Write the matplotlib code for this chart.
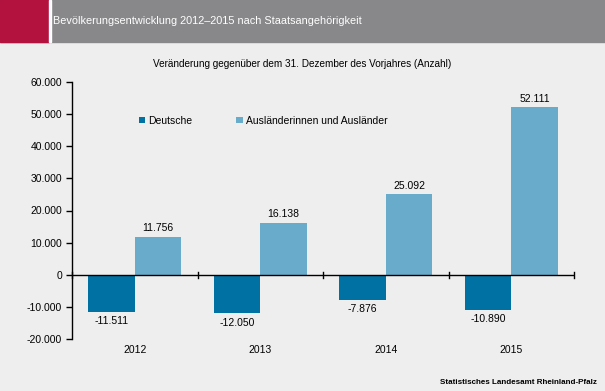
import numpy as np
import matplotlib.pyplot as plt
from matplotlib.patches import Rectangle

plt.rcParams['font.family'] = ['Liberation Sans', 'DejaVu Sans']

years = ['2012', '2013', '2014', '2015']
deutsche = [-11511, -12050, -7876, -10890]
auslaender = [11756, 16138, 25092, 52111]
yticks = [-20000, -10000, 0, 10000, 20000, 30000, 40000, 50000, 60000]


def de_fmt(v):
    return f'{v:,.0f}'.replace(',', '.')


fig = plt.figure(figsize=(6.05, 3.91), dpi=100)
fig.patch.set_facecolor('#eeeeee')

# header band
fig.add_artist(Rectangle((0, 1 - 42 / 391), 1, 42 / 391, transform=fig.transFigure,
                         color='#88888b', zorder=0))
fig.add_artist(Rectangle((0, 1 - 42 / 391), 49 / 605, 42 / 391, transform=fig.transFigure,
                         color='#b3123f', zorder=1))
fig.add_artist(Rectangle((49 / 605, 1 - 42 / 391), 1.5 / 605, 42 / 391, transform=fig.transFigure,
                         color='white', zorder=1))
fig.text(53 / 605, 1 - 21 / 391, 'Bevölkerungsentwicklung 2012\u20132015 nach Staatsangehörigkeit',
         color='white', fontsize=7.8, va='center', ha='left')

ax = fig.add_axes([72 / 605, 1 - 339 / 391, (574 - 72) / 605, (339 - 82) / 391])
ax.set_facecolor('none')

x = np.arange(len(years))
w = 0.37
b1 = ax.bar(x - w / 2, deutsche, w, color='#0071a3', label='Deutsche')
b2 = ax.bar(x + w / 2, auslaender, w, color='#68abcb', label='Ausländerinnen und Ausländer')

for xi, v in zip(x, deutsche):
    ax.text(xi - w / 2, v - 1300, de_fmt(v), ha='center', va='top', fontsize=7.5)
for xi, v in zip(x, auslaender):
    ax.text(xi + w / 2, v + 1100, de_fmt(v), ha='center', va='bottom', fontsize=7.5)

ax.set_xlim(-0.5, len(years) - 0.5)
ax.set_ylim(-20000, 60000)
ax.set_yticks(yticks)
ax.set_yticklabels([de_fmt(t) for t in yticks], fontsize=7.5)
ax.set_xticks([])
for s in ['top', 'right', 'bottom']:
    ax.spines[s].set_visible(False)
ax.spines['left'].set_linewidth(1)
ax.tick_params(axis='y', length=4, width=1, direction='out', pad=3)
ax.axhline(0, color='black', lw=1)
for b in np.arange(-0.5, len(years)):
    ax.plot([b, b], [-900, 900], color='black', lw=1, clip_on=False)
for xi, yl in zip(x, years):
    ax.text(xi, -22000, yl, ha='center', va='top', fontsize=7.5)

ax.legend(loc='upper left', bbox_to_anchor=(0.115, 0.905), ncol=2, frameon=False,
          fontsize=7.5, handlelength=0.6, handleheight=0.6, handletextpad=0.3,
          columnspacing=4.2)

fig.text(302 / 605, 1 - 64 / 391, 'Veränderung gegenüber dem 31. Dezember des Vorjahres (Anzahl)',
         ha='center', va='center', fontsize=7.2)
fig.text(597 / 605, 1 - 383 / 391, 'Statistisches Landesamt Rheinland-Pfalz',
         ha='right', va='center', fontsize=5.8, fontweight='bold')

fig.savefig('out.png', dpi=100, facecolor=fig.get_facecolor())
******
• **Task to carry out**
Transcribe the full listing above exactly as it stands, minus the pictures.

• **Written reply**
Write the matplotlib code for this chart.
import numpy as np
import matplotlib.pyplot as plt
from matplotlib.patches import Rectangle

plt.rcParams['font.family'] = ['Liberation Sans', 'DejaVu Sans']

years = ['2012', '2013', '2014', '2015']
deutsche = [-11511, -12050, -7876, -10890]
auslaender = [11756, 16138, 25092, 52111]
yticks = [-20000, -10000, 0, 10000, 20000, 30000, 40000, 50000, 60000]


def de_fmt(v):
    return f'{v:,.0f}'.replace(',', '.')


fig = plt.figure(figsize=(6.05, 3.91), dpi=100)
fig.patch.set_facecolor('#eeeeee')

# header band
fig.add_artist(Rectangle((0, 1 - 42 / 391), 1, 42 / 391, transform=fig.transFigure,
                         color='#88888b', zorder=0))
fig.add_artist(Rectangle((0, 1 - 42 / 391), 49 / 605, 42 / 391, transform=fig.transFigure,
                         color='#b3123f', zorder=1))
fig.add_artist(Rectangle((49 / 605, 1 - 42 / 391), 1.5 / 605, 42 / 391, transform=fig.transFigure,
                         color='white', zorder=1))
fig.text(53 / 605, 1 - 21 / 391, 'Bevölkerungsentwicklung 2012\u20132015 nach Staatsangehörigkeit',
         color='white', fontsize=7.8, va='center', ha='left')

ax = fig.add_axes([72 / 605, 1 - 339 / 391, (574 - 72) / 605, (339 - 82) / 391])
ax.set_facecolor('none')

x = np.arange(len(years))
w = 0.37
b1 = ax.bar(x - w / 2, deutsche, w, color='#0071a3', label='Deutsche')
b2 = ax.bar(x + w / 2, auslaender, w, color='#68abcb', label='Ausländerinnen und Ausländer')

for xi, v in zip(x, deutsche):
    ax.text(xi - w / 2, v - 1300, de_fmt(v), ha='center', va='top', fontsize=7.5)
for xi, v in zip(x, auslaender):
    ax.text(xi + w / 2, v + 1100, de_fmt(v), ha='center', va='bottom', fontsize=7.5)

ax.set_xlim(-0.5, len(years) - 0.5)
ax.set_ylim(-20000, 60000)
ax.set_yticks(yticks)
ax.set_yticklabels([de_fmt(t) for t in yticks], fontsize=7.5)
ax.set_xticks([])
for s in ['top', 'right', 'bottom']:
    ax.spines[s].set_visible(False)
ax.spines['left'].set_linewidth(1)
ax.tick_params(axis='y', length=4, width=1, direction='out', pad=3)
ax.axhline(0, color='black', lw=1)
for b in np.arange(-0.5, len(years)):
    ax.plot([b, b], [-900, 900], color='black', lw=1, clip_on=False)
for xi, yl in zip(x, years):
    ax.text(xi, -22000, yl, ha='center', va='top', fontsize=7.5)

ax.legend(loc='upper left', bbox_to_anchor=(0.115, 0.905), ncol=2, frameon=False,
          fontsize=7.5, handlelength=0.6, handleheight=0.6, handletextpad=0.3,
          columnspacing=4.2)

fig.text(302 / 605, 1 - 64 / 391, 'Veränderung gegenüber dem 31. Dezember des Vorjahres (Anzahl)',
         ha='center', va='center', fontsize=7.2)
fig.text(597 / 605, 1 - 383 / 391, 'Statistisches Landesamt Rheinland-Pfalz',
         ha='right', va='center', fontsize=5.8, fontweight='bold')

fig.savefig('out.png', dpi=100, facecolor=fig.get_facecolor())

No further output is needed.